Pada pertemuan ASEAN Finance Minister and Central Bank Governor yang digelar di Bali hari ini, Rabu (29/3/2023), Sri mengatakan kejatuhan Silicon Valley Bank (SVB) merupakan dampak dari situasi yang terjadi di AS akhir-akhir ini.
"SVB jatuh lantaran terimbas kebijakan suku bunga tinggi. Sejak tahun lalu, bank sentral AS The Federal Reserve cukup agresif mengerek suku bunga untuk menekan laju inflasi," kata Sri.
Belum lama ini, The Fed kembali menaikkan suku bunga acuan sebesar 25 basis poin dari yang sebelumnya di level 4,5 persen-4,75 persen menjadi saat ini di level 4,75 persen-5 persen. SVB yang banyak menggenggam surat utang pemerintah AS pun terkena imbasnya.
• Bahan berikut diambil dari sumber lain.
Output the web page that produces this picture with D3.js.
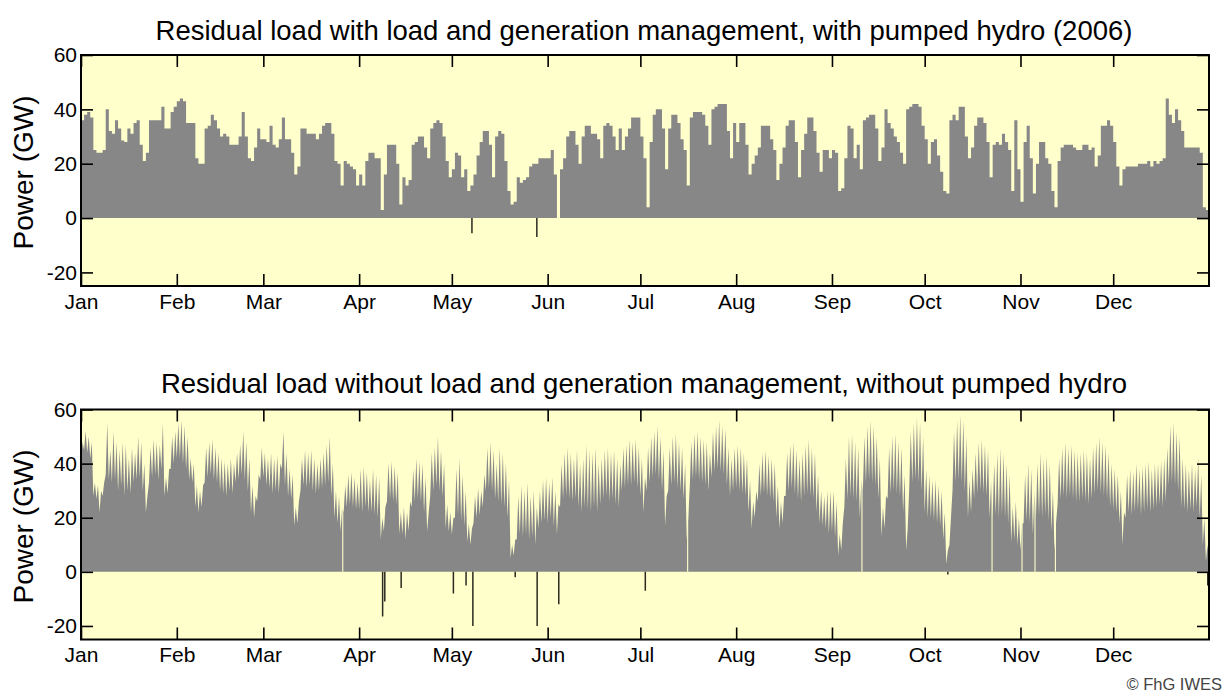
<!DOCTYPE html>
<html><head><meta charset="utf-8">
<script src="https://cdn.jsdelivr.net/npm/d3@7"></script>
<style>body{margin:0;background:#fff;} svg{display:block;font-family:"Liberation Sans",Arial,sans-serif;}</style>
</head><body><svg id="c" width="1226" height="693"></svg>
<script>
const monthLabels = ["Jan","Feb","Mar","Apr","May","Jun","Jul","Aug","Sep","Oct","Nov","Dec"];
const yTicks = [-20,0,20,40,60];
const titleTop = "Residual load with load and generation management, with pumped hydro (2006)";
const titleBottom = "Residual load without load and generation management, without pumped hydro";
const yLabel = "Power (GW)";
const credit = "\u00A9 FhG IWES";

// Daily residual load (GW), with management + pumped hydro
const topValues = [
36,38,39,37,25,24,24,25,40,32,
31,36,33,28.5,28,33,31,35,36,27,
21,24,36,36,36,36,41,33,33,39,
41,43,44,43,35,35,35,22,20,20,
33,34,38,36,33,30,31,30,27,27,
27,30,39,30,22,21,26,33,29,29,
28,34,27,26,29,37,29,29,24,16,
19,33,33,31,31,31,29,31,34,35,
35,31,21,20,12,21,20,19,18,12,
16,12,21,24,24,22,22,3,16,27,
27,27,20,5,15,12,14,27,28,30,
30,26,22,33,35,36,35,30,21,15,
18,24,23,15,18,10,12,16,23,28,
32,32,27,15,30,32,31,21,10,5,
6,15,13,14,15,19,20,20,22,22,
22,22,25,16,0,18,22,30,32,32,
27,20,30,34,34,31,31,29,22,34,
35,34,30,25,33,25,30,33,37,37,
37,30,22,4,28,38,40,40,33,18,
33,38,38,35,29,25,12,37,39,39,
39,38,34,27,40,41,42,42,42,32,
22,35,28,35,35,27,16,20,23,26,
34,34,34,29,25,14,20,26,34,36,
36,28,15,25,31,37,37,32,24,17,
25,25,22,25,24,10,11,22,34,33,
22,27,18,36,37,38,38,33,21,26,
40,35,33,30,28,24,20,40,41,42,
42,41,34,29,20,28,29,23,17,10,
9,36,38,36,41,41,30,22,26,34,
37,37,35,28,15,27,28,27,31,28,
25,10,36,18,6,28,34,22,9,20,
28,28,22,20,10,4,21,26,27,27,
27,26,25,25,27,27,25,26,19,23,
34,34,36,34,28,19,12,18,19,19,
19,19,20,20,20,21,19,21,20,21,
22,44,38,35,40,36,32,26,26,26,
26,26,24,4,3];
const topDips = [[126.5,-5.6],[147.5,-7]];

// Daily residual load (GW), no management: night level and midday peak
const bottomCore = [
40,45,44,42,28,27,22,28,36,34,
33,34,30,32,28,30,29,33,34,35,
30,22,33,35,36,34,38,28,29,38,
40,42,42,40,38,34,33,24,22,24,
33,35,36,34,33,30,29,28,30,29,
33,34,36,34,30,22,20,26,34,35,
32,31,29,30,29,38,32,28,27,17,
18,30,32,31,32,30,29,30,31,32,
33,28,20,18,15,22,24,25,24,23,
23,22,24,22,22,21,20,12,15,26,
27,26,25,14,14,12,15,24,26,27,
26,22,15,28,30,32,30,28,16,15,
14,20,21,19,17,11,10,18,20,21,
24,30,31,30,27,26,25,24,20,5,
6,12,14,13,14,12,13,10,16,18,
19,18,20,17,14,24,27,28,27,26,
27,24,22,24,23,22,24,22,25,27,
28,26,27,25,24,30,31,32,32,33,
31,28,22,30,33,35,36,34,30,17,
30,32,33,31,30,27,12,32,34,35,
34,33,32,30,35,37,38,37,36,32,
28,30,31,30,29,28,22,16,20,26,
28,29,28,27,26,20,16,18,28,30,
31,29,27,26,28,29,28,27,22,18,
17,16,14,15,13,6,8,24,27,28,
27,26,20,30,33,34,33,32,27,13,
16,27,29,30,29,28,22,8,31,33,
34,33,30,22,20,20,19,18,17,12,
3,10,30,33,34,33,30,20,22,27,
29,30,29,28,20,20,21,20,21,20,
18,11,12,10,8,18,19,18,14,20,
21,20,21,19,15,8,25,27,28,27,
28,27,26,26,27,26,25,27,29,30,
29,28,27,24,23,22,18,10,20,22,
21,22,23,21,22,23,22,23,24,25,
24,26,32,33,32,30,24,23,22,23,
22,24,20,10,4];
const bottomPeak = [
48,52,50,48,33,32,30,33,55,45,
52,48,45,48,47,42,46,44,50,48,
40,28,46,49,48,47,55,35,38,50,
52,55,56,54,50,42,40,32,30,32,
46,48,49,46,44,42,41,40,42,40,
44,47,52,48,42,32,28,36,46,44,
42,44,42,43,40,52,44,38,36,24,
26,42,45,44,45,42,40,42,44,47,
50,40,30,28,24,32,36,37,35,33,
38,39,37,34,38,36,35,20,24,40,
41,39,37,22,24,22,26,38,42,41,
40,35,22,44,46,50,45,40,25,22,
20,38,42,36,30,18,16,28,31,30,
36,46,48,45,40,46,44,40,34,10,
12,28,32,30,33,28,30,24,30,34,
35,33,35,30,25,40,44,46,44,42,
45,40,42,47,45,44,46,40,42,45,
46,44,45,42,40,46,47,49,48,49,
46,42,35,46,50,52,54,50,45,28,
46,50,51,48,46,40,20,48,51,52,
50,49,48,44,52,54,56,54,53,46,
42,46,47,46,44,42,34,26,30,40,
44,45,43,42,40,32,26,28,44,47,
48,45,42,44,47,49,46,44,36,30,
28,30,30,30,26,14,18,42,50,51,
48,46,34,50,54,56,54,50,42,24,
28,46,50,51,48,46,36,16,52,55,
57,55,50,38,36,34,34,32,30,22,
8,20,52,56,58,56,50,34,38,44,
48,49,47,45,34,40,44,46,44,40,
36,24,26,20,18,36,40,38,30,40,
44,42,43,40,30,18,42,46,48,46,
47,45,44,44,45,44,42,46,48,50,
48,47,44,40,38,36,30,22,36,38,
37,40,38,39,40,41,38,40,40,41,
42,46,54,55,52,50,42,40,38,40,
38,42,36,20,10];
const bottomDips = [[97.6,-16.5],[98.3,-11],[103.6,-6],[120.5,-8],[124.6,-5],[126.8,-20],
  [140.5,-2],[147.6,-20],[154.6,-12],[182.6,-7],[280.5,-1],[364.6,-5]];
// hours where the residual load briefly fell to about zero (thin light lines)
const bottomZeroDays = [84.7, 196.3, 252.7, 294.8, 304.5, 308.7, 315.3];

const svg = d3.select("#c");
const left = 81, right = 1209;
const yearStart = new Date(Date.UTC(2006,0,1)), yearEnd = new Date(Date.UTC(2007,0,1));
const x = d3.scaleUtc().domain([yearStart, yearEnd]).range([left, right]);
const dayDate = d => new Date(yearStart.getTime() + d * 864e5);
const GRAY = "#878787";
const BG = "#FFFFCC";
const FONT = '"Liberation Sans",Arial,sans-serif';

function panel(idx, top, bottom, title, titleY, core, peak, dips, zeroDays) {
  const y = d3.scaleLinear().domain([-25, 60]).range([bottom, top]);
  const g = svg.append("g");
  g.append("rect").attr("x", left).attr("y", top).attr("width", right - left).attr("height", bottom - top).attr("fill", BG);
  const clip = "clip" + idx;
  g.append("clipPath").attr("id", clip).append("rect").attr("x", left).attr("y", top).attr("width", right - left).attr("height", bottom - top);
  const plot = g.append("g").attr("clip-path", `url(#${clip})`);

  let pts;
  if (peak) {
    pts = [];
    core.forEach((v, i) => { pts.push([i, v]); pts.push([i + 0.5, peak[i]]); });
    pts.push([365, core[core.length - 1]]);
    plot.append("path").datum(pts)
      .attr("d", d3.area().x(d => x(dayDate(d[0]))).y0(y(0)).y1(d => y(d[1])))
      .attr("fill", GRAY);
  } else {
    pts = core.map((v, i) => [i, v]);
    pts.push([365, core[core.length - 1]]);
    plot.append("path").datum(pts)
      .attr("d", d3.area().curve(d3.curveStepAfter).x(d => x(dayDate(d[0]))).y0(y(0)).y1(d => y(d[1])))
      .attr("fill", GRAY);
  }
  plot.selectAll("line.gap").data(zeroDays).join("line").attr("class", "gap")
    .attr("x1", d => x(dayDate(d))).attr("x2", d => x(dayDate(d)))
    .attr("y1", y(0)).attr("y2", y(60))
    .attr("stroke", BG).attr("stroke-width", 1.1);
  plot.selectAll("line.dip").data(dips).join("line").attr("class", "dip")
    .attr("x1", d => x(dayDate(d[0]))).attr("x2", d => x(dayDate(d[0])))
    .attr("y1", y(0)).attr("y2", d => y(d[1]))
    .attr("stroke", "#2a2a20").attr("stroke-width", 1.5);

  const months = d3.utcMonths(yearStart, yearEnd);
  const fmtY = d => String(d);
  const axB = g.append("g").attr("transform", `translate(0,${bottom})`)
    .call(d3.axisBottom(x).tickValues(months).tickFormat((d, i) => monthLabels[i]).tickSize(-12).tickPadding(8));
  const axT = g.append("g").attr("transform", `translate(0,${top})`)
    .call(d3.axisTop(x).tickValues(months).tickFormat("").tickSize(-12));
  const axL = g.append("g").attr("transform", `translate(${left},0)`)
    .call(d3.axisLeft(y).tickValues(yTicks).tickFormat(fmtY).tickSize(-12).tickPadding(4));
  const axR = g.append("g").attr("transform", `translate(${right},0)`)
    .call(d3.axisRight(y).tickValues(yTicks).tickFormat("").tickSize(-12));
  [axB, axT, axL, axR].forEach(a => {
    a.select(".domain").remove();
    a.selectAll(".tick line").attr("stroke", "#000").attr("stroke-width", 1.6);
    a.selectAll("text").attr("fill", "#000").style("font-size", "21px").style("font-family", FONT);
  });
  g.append("rect").attr("x", left).attr("y", top).attr("width", right - left).attr("height", bottom - top)
    .attr("fill", "none").attr("stroke", "#000").attr("stroke-width", 2);

  g.append("text").attr("x", (left + right) / 2 - 1).attr("y", titleY).attr("text-anchor", "middle")
    .style("font-size", "27.5px").text(title);
  g.append("text").attr("transform", `translate(33,${(top + bottom) / 2 + 2}) rotate(-90)`)
    .attr("text-anchor", "middle").style("font-size", "28px").text(yLabel);
}

panel(0, 55, 286, titleTop, 40, topValues, null, topDips, []);
panel(1, 409.5, 639.5, titleBottom, 393, bottomCore, bottomPeak, bottomDips, bottomZeroDays);

svg.append("text").attr("x", 1222).attr("y", 690).attr("text-anchor", "end")
  .style("font-size", "16.5px").attr("fill", "#444").text(credit);
</script></body></html>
Sri menjelaskan, kebijakan suku bunga tinggi oleh The Fed membuat harga surat utang pemerintah AS menjadi sangat tinggi. Hal tersebut mempengaruhi nilai investasi SVB sehingga menggerus neraca keuangan bank.
Dengan adanya permasalahan ini, menurut Sri, pemerintah Indonesia menjadi terus memperketat pengawasan di sektor keuangan domestik. Ditambah lagi setelah adanya permasalahan likuiditas pada salah satu bank di Eropa.
"Kami selalu berdiskusi dan melanjutkan pengujian secara bertahap terhadap sektor keuangan domestik khususnya di industri perbankan," jelas Sri.
Sri mengatakan pemerintah telah menyiapkan berbagai antisipasi menghadapi berbagai risiko yang mungkin timbul dari berbagai dinamika global. Oleh sebab itu, Sri menekankan, pemerintah selalu melakukan kalibrasi kebijakan saat terjadi risiko.
"Kami akan berkonsolidasi jika memang itu dibutuhkan, melakukannya secara kredibel dan transparan, sehingga bisa mengantisipasi gejolak yang mgkin terjadi enam sampai 12 bulan ke depan," terang Sri.